**REQUIREMENTS:** Return all the entries exactly, keeping pictures out.

**PROVIDED DATA:**
┄┄┄┄┄┄┄┄┄┄

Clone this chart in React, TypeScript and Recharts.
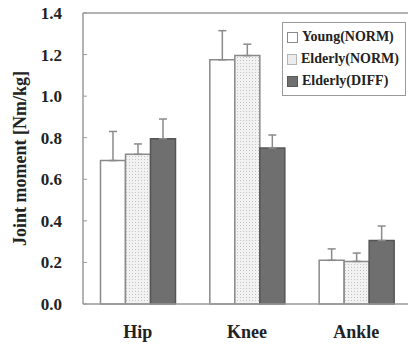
import {
  BarChart,
  Bar,
  XAxis,
  YAxis,
  ErrorBar,
  Legend,
  ReferenceLine,
} from "recharts";

const categories = ["Hip", "Knee", "Ankle"];
const youngNorm = [0.69, 1.175, 0.21];
const youngNormSd = [0.14, 0.14, 0.055];
const elderlyNorm = [0.72, 1.195, 0.205];
const elderlyNormSd = [0.05, 0.055, 0.04];
const elderlyDiff = [0.795, 0.75, 0.305];
const elderlyDiffSd = [0.095, 0.063, 0.07];
const yTicks = [0, 0.2, 0.4, 0.6, 0.8, 1.0, 1.2, 1.4];

const seriesNames = ["Young(NORM)", "Elderly(NORM)", "Elderly(DIFF)"];

const data = categories.map((name, i) => ({
  name,
  young: youngNorm[i],
  youngErr: [0, youngNormSd[i]],
  eNorm: elderlyNorm[i],
  eNormErr: [0, elderlyNormSd[i]],
  eDiff: elderlyDiff[i],
  eDiffErr: [0, elderlyDiffSd[i]],
}));

const font = "'Liberation Serif', 'Times New Roman', serif";
const textColor = "#222";
const axisColor = "#9a9a9a";

const legendSwatches = [
  { fill: "#ffffff", stroke: "#8a8a8a" },
  { fill: "#ececec", stroke: "#b5b5b5" },
  { fill: "#6f6f6f", stroke: "#5a5a5a" },
];

function LegendBox() {
  return (
    <div
      style={{
        border: "1px solid #9a9a9a",
        background: "#fff",
        padding: "3px 6px 3px 4px",
        fontFamily: font,
        fontWeight: "bold",
        fontSize: 14,
        color: textColor,
        lineHeight: "22px",
        width: 112,
      }}
    >
      {seriesNames.map((n, i) => (
        <div key={n} style={{ display: "flex", alignItems: "center", whiteSpace: "nowrap" }}>
          <span
            style={{
              display: "inline-block",
              width: 9,
              height: 9,
              background: legendSwatches[i].fill,
              border: `1px solid ${legendSwatches[i].stroke}`,
              marginRight: 4,
            }}
          />
          {n}
        </div>
      ))}
    </div>
  );
}

export default function App() {
  return (
    <div style={{ position: "absolute", left: 0, top: 0, background: "#fff" }}>
      <BarChart
        width={412}
        height={345}
        data={data}
        margin={{ top: 13, right: 1, bottom: 0, left: 0 }}
        barCategoryGap="16%"
        barGap={0}
      >
        <defs>
          <pattern id="dots" width="3" height="3" patternUnits="userSpaceOnUse">
            <rect width="3" height="3" fill="#f2f2f2" />
            <rect width="1" height="1" fill="#c4c4c4" />
          </pattern>
        </defs>
        <XAxis
          xAxisId="sep"
          type="number"
          domain={[0, 3]}
          ticks={[1, 2]}
          height={0}
          tickSize={-5}
          tick={false}
          axisLine={false}
          tickLine={{ stroke: axisColor }}
        />
        <XAxis
          dataKey="name"
          height={41}
          axisLine={{ stroke: axisColor, strokeWidth: 1.5 }}
          tickLine={false}
          tickMargin={15}
          tick={{ fill: textColor, fontFamily: font, fontWeight: "bold", fontSize: 18 }}
        />
        <YAxis
          width={83}
          domain={[0, 1.4]}
          ticks={yTicks}
          interval={0}
          tickFormatter={(v: number) => v.toFixed(1)}
          axisLine={{ stroke: axisColor, strokeWidth: 1.5 }}
          tickLine={{ stroke: axisColor }}
          tickSize={-4}
          tickMargin={25}
          tick={{ fill: textColor, fontFamily: font, fontWeight: "bold", fontSize: 17 }}
          label={{
            value: "Joint moment [Nm/kg]",
            angle: -90,
            position: "insideLeft",
            offset: 20,
            style: {
              textAnchor: "middle",
              fill: textColor,
              fontFamily: font,
              fontWeight: "bold",
              fontSize: 18,
            },
          }}
        />
        <ReferenceLine y={1.4} stroke={axisColor} strokeWidth={1.5} />
        <Legend
          layout="vertical"
          align="center"
          verticalAlign="middle"
          wrapperStyle={{ top: 22, left: 282, width: 124 }}
          content={() => <LegendBox />}
        />
        <Bar dataKey="young" name={seriesNames[0]} fill="#ffffff" stroke="#8a8a8a" strokeWidth={1.5} isAnimationActive={false}>
          <ErrorBar dataKey="youngErr" width={4} stroke="#8a8a8a" strokeWidth={1.5} />
        </Bar>
        <Bar dataKey="eNorm" name={seriesNames[1]} fill="url(#dots)" stroke="#8a8a8a" strokeWidth={1.5} isAnimationActive={false}>
          <ErrorBar dataKey="eNormErr" width={4} stroke="#8a8a8a" strokeWidth={1.5} />
        </Bar>
        <Bar dataKey="eDiff" name={seriesNames[2]} fill="#6f6f6f" stroke="#555" strokeWidth={1.5} isAnimationActive={false}>
          <ErrorBar dataKey="eDiffErr" width={4} stroke="#8a8a8a" strokeWidth={1.5} />
        </Bar>
      </BarChart>
    </div>
  );
}
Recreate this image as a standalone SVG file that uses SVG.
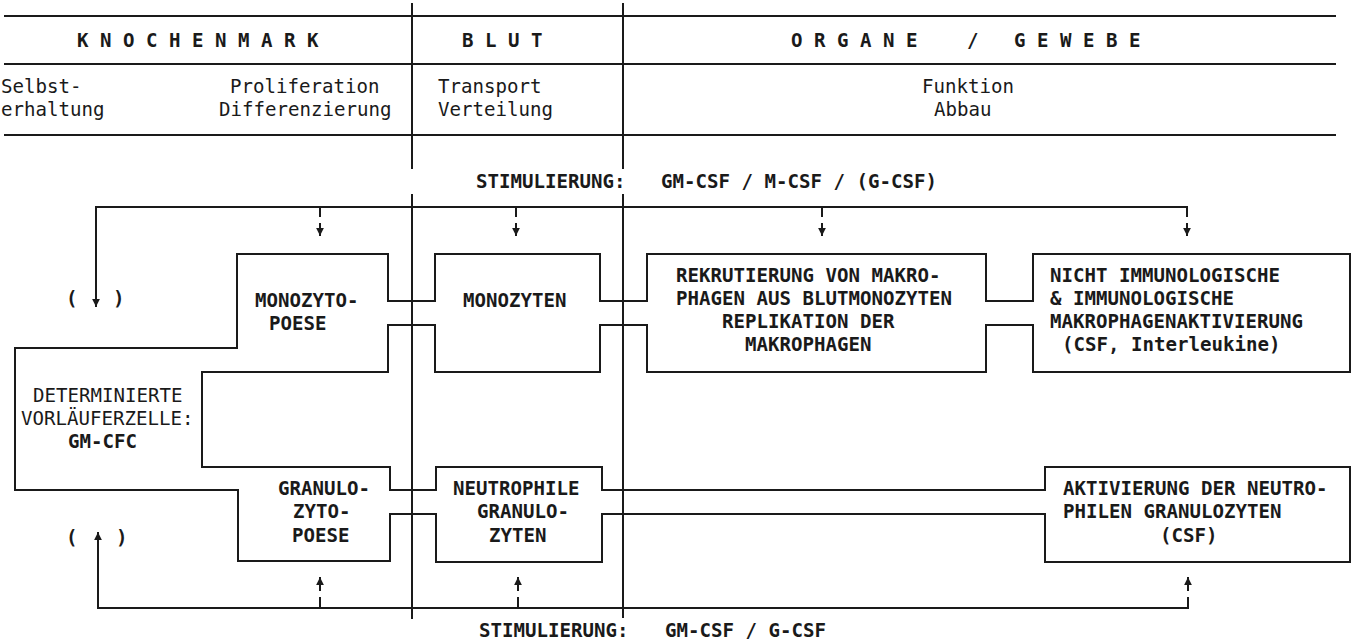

┄┄┄┄┄┄┄┄┄┄

**COMPLETE ANSWER:**
Clone this chart in React, TypeScript and Recharts.
import {
  BarChart,
  Bar,
  XAxis,
  YAxis,
  ErrorBar,
  Legend,
  ReferenceLine,
} from "recharts";

const categories = ["Hip", "Knee", "Ankle"];
const youngNorm = [0.69, 1.175, 0.21];
const youngNormSd = [0.14, 0.14, 0.055];
const elderlyNorm = [0.72, 1.195, 0.205];
const elderlyNormSd = [0.05, 0.055, 0.04];
const elderlyDiff = [0.795, 0.75, 0.305];
const elderlyDiffSd = [0.095, 0.063, 0.07];
const yTicks = [0, 0.2, 0.4, 0.6, 0.8, 1.0, 1.2, 1.4];

const seriesNames = ["Young(NORM)", "Elderly(NORM)", "Elderly(DIFF)"];

const data = categories.map((name, i) => ({
  name,
  young: youngNorm[i],
  youngErr: [0, youngNormSd[i]],
  eNorm: elderlyNorm[i],
  eNormErr: [0, elderlyNormSd[i]],
  eDiff: elderlyDiff[i],
  eDiffErr: [0, elderlyDiffSd[i]],
}));

const font = "'Liberation Serif', 'Times New Roman', serif";
const textColor = "#222";
const axisColor = "#9a9a9a";

const legendSwatches = [
  { fill: "#ffffff", stroke: "#8a8a8a" },
  { fill: "#ececec", stroke: "#b5b5b5" },
  { fill: "#6f6f6f", stroke: "#5a5a5a" },
];

function LegendBox() {
  return (
    <div
      style={{
        border: "1px solid #9a9a9a",
        background: "#fff",
        padding: "3px 6px 3px 4px",
        fontFamily: font,
        fontWeight: "bold",
        fontSize: 14,
        color: textColor,
        lineHeight: "22px",
        width: 112,
      }}
    >
      {seriesNames.map((n, i) => (
        <div key={n} style={{ display: "flex", alignItems: "center", whiteSpace: "nowrap" }}>
          <span
            style={{
              display: "inline-block",
              width: 9,
              height: 9,
              background: legendSwatches[i].fill,
              border: `1px solid ${legendSwatches[i].stroke}`,
              marginRight: 4,
            }}
          />
          {n}
        </div>
      ))}
    </div>
  );
}

export default function App() {
  return (
    <div style={{ position: "absolute", left: 0, top: 0, background: "#fff" }}>
      <BarChart
        width={412}
        height={345}
        data={data}
        margin={{ top: 13, right: 1, bottom: 0, left: 0 }}
        barCategoryGap="16%"
        barGap={0}
      >
        <defs>
          <pattern id="dots" width="3" height="3" patternUnits="userSpaceOnUse">
            <rect width="3" height="3" fill="#f2f2f2" />
            <rect width="1" height="1" fill="#c4c4c4" />
          </pattern>
        </defs>
        <XAxis
          xAxisId="sep"
          type="number"
          domain={[0, 3]}
          ticks={[1, 2]}
          height={0}
          tickSize={-5}
          tick={false}
          axisLine={false}
          tickLine={{ stroke: axisColor }}
        />
        <XAxis
          dataKey="name"
          height={41}
          axisLine={{ stroke: axisColor, strokeWidth: 1.5 }}
          tickLine={false}
          tickMargin={15}
          tick={{ fill: textColor, fontFamily: font, fontWeight: "bold", fontSize: 18 }}
        />
        <YAxis
          width={83}
          domain={[0, 1.4]}
          ticks={yTicks}
          interval={0}
          tickFormatter={(v: number) => v.toFixed(1)}
          axisLine={{ stroke: axisColor, strokeWidth: 1.5 }}
          tickLine={{ stroke: axisColor }}
          tickSize={-4}
          tickMargin={25}
          tick={{ fill: textColor, fontFamily: font, fontWeight: "bold", fontSize: 17 }}
          label={{
            value: "Joint moment [Nm/kg]",
            angle: -90,
            position: "insideLeft",
            offset: 20,
            style: {
              textAnchor: "middle",
              fill: textColor,
              fontFamily: font,
              fontWeight: "bold",
              fontSize: 18,
            },
          }}
        />
        <ReferenceLine y={1.4} stroke={axisColor} strokeWidth={1.5} />
        <Legend
          layout="vertical"
          align="center"
          verticalAlign="middle"
          wrapperStyle={{ top: 22, left: 282, width: 124 }}
          content={() => <LegendBox />}
        />
        <Bar dataKey="young" name={seriesNames[0]} fill="#ffffff" stroke="#8a8a8a" strokeWidth={1.5} isAnimationActive={false}>
          <ErrorBar dataKey="youngErr" width={4} stroke="#8a8a8a" strokeWidth={1.5} />
        </Bar>
        <Bar dataKey="eNorm" name={seriesNames[1]} fill="url(#dots)" stroke="#8a8a8a" strokeWidth={1.5} isAnimationActive={false}>
          <ErrorBar dataKey="eNormErr" width={4} stroke="#8a8a8a" strokeWidth={1.5} />
        </Bar>
        <Bar dataKey="eDiff" name={seriesNames[2]} fill="#6f6f6f" stroke="#555" strokeWidth={1.5} isAnimationActive={false}>
          <ErrorBar dataKey="eDiffErr" width={4} stroke="#8a8a8a" strokeWidth={1.5} />
        </Bar>
      </BarChart>
    </div>
  );
}
Recreate this image as a standalone SVG file that uses SVG.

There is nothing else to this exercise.